START
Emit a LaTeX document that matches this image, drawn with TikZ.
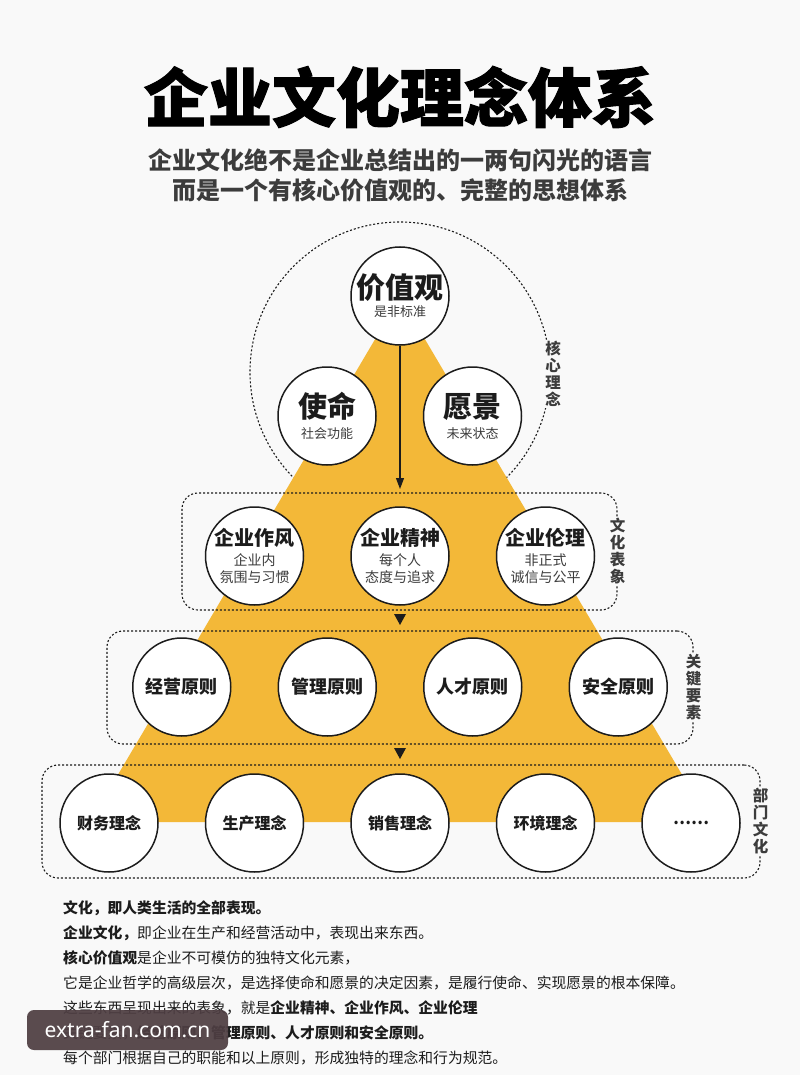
\documentclass[tikz,border=0pt]{standalone}
\usepackage{fontspec}
\setmainfont{Noto Sans CJK SC}
\newfontfamily\heavyfont{Noto Sans CJK SC}[BoldFeatures={FakeBold=1.6}]
\newfontfamily\wmfont{Noto Sans}
\usetikzlibrary{arrows.meta}
\definecolor{yel}{RGB}{243,184,56}
\definecolor{bg}{RGB}{249,249,249}
\definecolor{ink}{RGB}{28,28,28}
\definecolor{subink}{RGB}{60,60,60}
\definecolor{wm}{RGB}{78,62,66}
\begin{document}
\begin{tikzpicture}[x=1pt,y=-1pt,
  circ/.style={circle, draw=ink, line width=1.5pt, fill=white, minimum size=98pt, inner sep=0pt, align=center, text=ink},
  dline/.style={draw=ink, line width=1.1pt, dash pattern=on 2pt off 2pt},
  dbox/.style={dline, rectangle, rounded corners=16pt, inner sep=0pt},
  side/.style={fill=bg, text=subink, inner sep=1.5pt, align=center, font=\fontsize{15.5}{17}\selectfont\bfseries},
  bodytext/.style={anchor=west, inner sep=0pt, text=ink, font=\fontsize{14.8}{16}\selectfont},
  midtext/.style={font=\fontsize{18}{18}\selectfont\bfseries},
  lowtext/.style={font=\fontsize{16}{16}\selectfont\bfseries}
]
\fill[bg] (0,0) rectangle (800,1075);
\useasboundingbox (0,0) rectangle (800,1075);

% title
\node[font=\heavyfont\bfseries\fontsize{64}{70}\selectfont, text=black] (title) at (400,97) {企业文化理念体系};
\node[font=\fontsize{24}{24}\selectfont\bfseries, text=subink] (sub1) at (400,160) {企业文化绝不是企业总结出的一两句闪光的语言};
\node[font=\fontsize{24}{24}\selectfont\bfseries, text=subink] (sub2) at (400,190) {而是一个有核心价值观的、完整的思想体系};

% core dashed circle (behind the pyramid)
\begin{scope}
\clip (0,200) rectangle (800,492);
\draw[dline] (400,372) circle[radius=150];
\end{scope}

% yellow pyramid
\coordinate (apex) at (400,297);
\coordinate (bl) at (90,822);
\coordinate (br) at (710,822);
\fill[yel] (apex) -- (br) -- (bl) -- cycle;

% dashed boxes
\node[dbox, minimum width=435pt, minimum height=117pt] (box2) at (399.5,551.5) {};
\node[dbox, minimum width=586pt, minimum height=113pt] (box3) at (400,687.5) {};
\node[dbox, minimum width=718pt, minimum height=113pt] (box4) at (401,821.5) {};

% side labels
\node[side] (l1) at (553,374) {核\\心\\理\\念};
\node[side] (l2) at (box2.east) {文\\化\\表\\象};
\node[side] (l3) at (box3.east) {关\\键\\要\\素};
\node[side] (l4) at (box4.east) {部\\门\\文\\化};

% core circles
\node[circ, font=\fontsize{13}{15}\selectfont] (val) at (400,296) {{\fontsize{29}{29}\selectfont\bfseries 价值观}\\[3pt]{\color{subink}是非标准}};
\node[circ, font=\fontsize{13}{15}\selectfont] (mis) at (327,416) {{\fontsize{29}{29}\selectfont\bfseries 使命}\\[6pt]{\color{subink}社会功能}};
\node[circ, font=\fontsize{13}{15}\selectfont] (vis) at (472.5,416) {{\fontsize{29}{29}\selectfont\bfseries 愿景}\\[6pt]{\color{subink}未来状态}};

% arrow
\coordinate (arrtip) at (400,489);
\draw[ink, line width=1.1pt, -{Triangle[length=11pt,width=8pt]}] (val.south) -- (arrtip);

% row 2
\node[circ, font=\fontsize{14}{17}\selectfont] (zf) at (254.5,556) {{\fontsize{20}{20}\selectfont\bfseries 企业作风}\\[3pt]{\color{subink}企业内}\\{\color{subink}氛围与习惯}};
\node[circ, font=\fontsize{14}{17}\selectfont] (js) at (400,556) {{\fontsize{20}{20}\selectfont\bfseries 企业精神}\\[3pt]{\color{subink}每个人}\\{\color{subink}态度与追求}};
\node[circ, font=\fontsize{14}{17}\selectfont] (ll) at (545.5,556) {{\fontsize{20}{20}\selectfont\bfseries 企业伦理}\\[3pt]{\color{subink}非正式}\\{\color{subink}诚信与公平}};

% small arrows
\coordinate (d1) at (400,619);
\coordinate (d2) at (400,753);
\fill[ink] (d1) ++(-6,-5) -- ++(12,0) -- ++(-6,11) -- cycle;
\fill[ink] (d2) ++(-6,-5) -- ++(12,0) -- ++(-6,11) -- cycle;

% row 3
\node[circ, midtext] (jy) at (181.75,687) {经营原则};
\node[circ, midtext] (gl) at (327.25,687) {管理原则};
\node[circ, midtext] (rc) at (472.75,687) {人才原则};
\node[circ, midtext] (aq) at (618.25,687) {安全原则};

% row 4
\node[circ, lowtext] (cw) at (109,823) {财务理念};
\node[circ, lowtext] (sc) at (254.5,823) {生产理念};
\node[circ, lowtext] (xs) at (400,823) {销售理念};
\node[circ, lowtext] (hj) at (545.5,823) {环境理念};
\node[circ, lowtext] (more) at (691,823) {……};

% bottom text
\node[bodytext] (t1) at (63,908) {\bfseries 文化，即人类生活的全部表现。};
\node[bodytext] (t2) at (63,933) {\textbf{企业文化，}即企业在生产和经营活动中，表现出来东西。};
\node[bodytext] (t3) at (63,958) {\textbf{核心价值观}是企业不可模仿的独特文化元素，};
\node[bodytext] (t4) at (63,983) {它是企业哲学的高级层次，是选择使命和愿景的决定因素，是履行使命、实现愿景的根本保障。};
\node[bodytext] (t5) at (63,1008) {这些东西呈现出来的表象，就是\textbf{企业精神、企业作风、企业伦理}};
\node[bodytext] (t6) at (63,1033) {关键要素，\textbf{经营原则、管理原则、人才原则和安全原则。}};
\node[bodytext] (t7) at (63,1058) {每个部门根据自己的职能和以上原则，形成独特的理念和行为规范。};

% watermark
\node[fill=wm, fill opacity=0.93, text opacity=1, text=white, rounded corners=7pt, minimum width=201pt, minimum height=40pt, inner sep=0pt, font=\wmfont\fontsize{21}{21}\selectfont] (wm) at (127.5,1030) {extra-fan.com.cn};
\end{tikzpicture}
\end{document}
END
▶ **Your goal**
Copy the listing over exactly, skipping the pictures it holds.

▶ **Solution to this task**
Emit a LaTeX document that matches this image, drawn with TikZ.
\documentclass[tikz,border=0pt]{standalone}
\usepackage{fontspec}
\setmainfont{Noto Sans CJK SC}
\newfontfamily\heavyfont{Noto Sans CJK SC}[BoldFeatures={FakeBold=1.6}]
\newfontfamily\wmfont{Noto Sans}
\usetikzlibrary{arrows.meta}
\definecolor{yel}{RGB}{243,184,56}
\definecolor{bg}{RGB}{249,249,249}
\definecolor{ink}{RGB}{28,28,28}
\definecolor{subink}{RGB}{60,60,60}
\definecolor{wm}{RGB}{78,62,66}
\begin{document}
\begin{tikzpicture}[x=1pt,y=-1pt,
  circ/.style={circle, draw=ink, line width=1.5pt, fill=white, minimum size=98pt, inner sep=0pt, align=center, text=ink},
  dline/.style={draw=ink, line width=1.1pt, dash pattern=on 2pt off 2pt},
  dbox/.style={dline, rectangle, rounded corners=16pt, inner sep=0pt},
  side/.style={fill=bg, text=subink, inner sep=1.5pt, align=center, font=\fontsize{15.5}{17}\selectfont\bfseries},
  bodytext/.style={anchor=west, inner sep=0pt, text=ink, font=\fontsize{14.8}{16}\selectfont},
  midtext/.style={font=\fontsize{18}{18}\selectfont\bfseries},
  lowtext/.style={font=\fontsize{16}{16}\selectfont\bfseries}
]
\fill[bg] (0,0) rectangle (800,1075);
\useasboundingbox (0,0) rectangle (800,1075);

% title
\node[font=\heavyfont\bfseries\fontsize{64}{70}\selectfont, text=black] (title) at (400,97) {企业文化理念体系};
\node[font=\fontsize{24}{24}\selectfont\bfseries, text=subink] (sub1) at (400,160) {企业文化绝不是企业总结出的一两句闪光的语言};
\node[font=\fontsize{24}{24}\selectfont\bfseries, text=subink] (sub2) at (400,190) {而是一个有核心价值观的、完整的思想体系};

% core dashed circle (behind the pyramid)
\begin{scope}
\clip (0,200) rectangle (800,492);
\draw[dline] (400,372) circle[radius=150];
\end{scope}

% yellow pyramid
\coordinate (apex) at (400,297);
\coordinate (bl) at (90,822);
\coordinate (br) at (710,822);
\fill[yel] (apex) -- (br) -- (bl) -- cycle;

% dashed boxes
\node[dbox, minimum width=435pt, minimum height=117pt] (box2) at (399.5,551.5) {};
\node[dbox, minimum width=586pt, minimum height=113pt] (box3) at (400,687.5) {};
\node[dbox, minimum width=718pt, minimum height=113pt] (box4) at (401,821.5) {};

% side labels
\node[side] (l1) at (553,374) {核\\心\\理\\念};
\node[side] (l2) at (box2.east) {文\\化\\表\\象};
\node[side] (l3) at (box3.east) {关\\键\\要\\素};
\node[side] (l4) at (box4.east) {部\\门\\文\\化};

% core circles
\node[circ, font=\fontsize{13}{15}\selectfont] (val) at (400,296) {{\fontsize{29}{29}\selectfont\bfseries 价值观}\\[3pt]{\color{subink}是非标准}};
\node[circ, font=\fontsize{13}{15}\selectfont] (mis) at (327,416) {{\fontsize{29}{29}\selectfont\bfseries 使命}\\[6pt]{\color{subink}社会功能}};
\node[circ, font=\fontsize{13}{15}\selectfont] (vis) at (472.5,416) {{\fontsize{29}{29}\selectfont\bfseries 愿景}\\[6pt]{\color{subink}未来状态}};

% arrow
\coordinate (arrtip) at (400,489);
\draw[ink, line width=1.1pt, -{Triangle[length=11pt,width=8pt]}] (val.south) -- (arrtip);

% row 2
\node[circ, font=\fontsize{14}{17}\selectfont] (zf) at (254.5,556) {{\fontsize{20}{20}\selectfont\bfseries 企业作风}\\[3pt]{\color{subink}企业内}\\{\color{subink}氛围与习惯}};
\node[circ, font=\fontsize{14}{17}\selectfont] (js) at (400,556) {{\fontsize{20}{20}\selectfont\bfseries 企业精神}\\[3pt]{\color{subink}每个人}\\{\color{subink}态度与追求}};
\node[circ, font=\fontsize{14}{17}\selectfont] (ll) at (545.5,556) {{\fontsize{20}{20}\selectfont\bfseries 企业伦理}\\[3pt]{\color{subink}非正式}\\{\color{subink}诚信与公平}};

% small arrows
\coordinate (d1) at (400,619);
\coordinate (d2) at (400,753);
\fill[ink] (d1) ++(-6,-5) -- ++(12,0) -- ++(-6,11) -- cycle;
\fill[ink] (d2) ++(-6,-5) -- ++(12,0) -- ++(-6,11) -- cycle;

% row 3
\node[circ, midtext] (jy) at (181.75,687) {经营原则};
\node[circ, midtext] (gl) at (327.25,687) {管理原则};
\node[circ, midtext] (rc) at (472.75,687) {人才原则};
\node[circ, midtext] (aq) at (618.25,687) {安全原则};

% row 4
\node[circ, lowtext] (cw) at (109,823) {财务理念};
\node[circ, lowtext] (sc) at (254.5,823) {生产理念};
\node[circ, lowtext] (xs) at (400,823) {销售理念};
\node[circ, lowtext] (hj) at (545.5,823) {环境理念};
\node[circ, lowtext] (more) at (691,823) {……};

% bottom text
\node[bodytext] (t1) at (63,908) {\bfseries 文化，即人类生活的全部表现。};
\node[bodytext] (t2) at (63,933) {\textbf{企业文化，}即企业在生产和经营活动中，表现出来东西。};
\node[bodytext] (t3) at (63,958) {\textbf{核心价值观}是企业不可模仿的独特文化元素，};
\node[bodytext] (t4) at (63,983) {它是企业哲学的高级层次，是选择使命和愿景的决定因素，是履行使命、实现愿景的根本保障。};
\node[bodytext] (t5) at (63,1008) {这些东西呈现出来的表象，就是\textbf{企业精神、企业作风、企业伦理}};
\node[bodytext] (t6) at (63,1033) {关键要素，\textbf{经营原则、管理原则、人才原则和安全原则。}};
\node[bodytext] (t7) at (63,1058) {每个部门根据自己的职能和以上原则，形成独特的理念和行为规范。};

% watermark
\node[fill=wm, fill opacity=0.93, text opacity=1, text=white, rounded corners=7pt, minimum width=201pt, minimum height=40pt, inner sep=0pt, font=\wmfont\fontsize{21}{21}\selectfont] (wm) at (127.5,1030) {extra-fan.com.cn};
\end{tikzpicture}
\end{document}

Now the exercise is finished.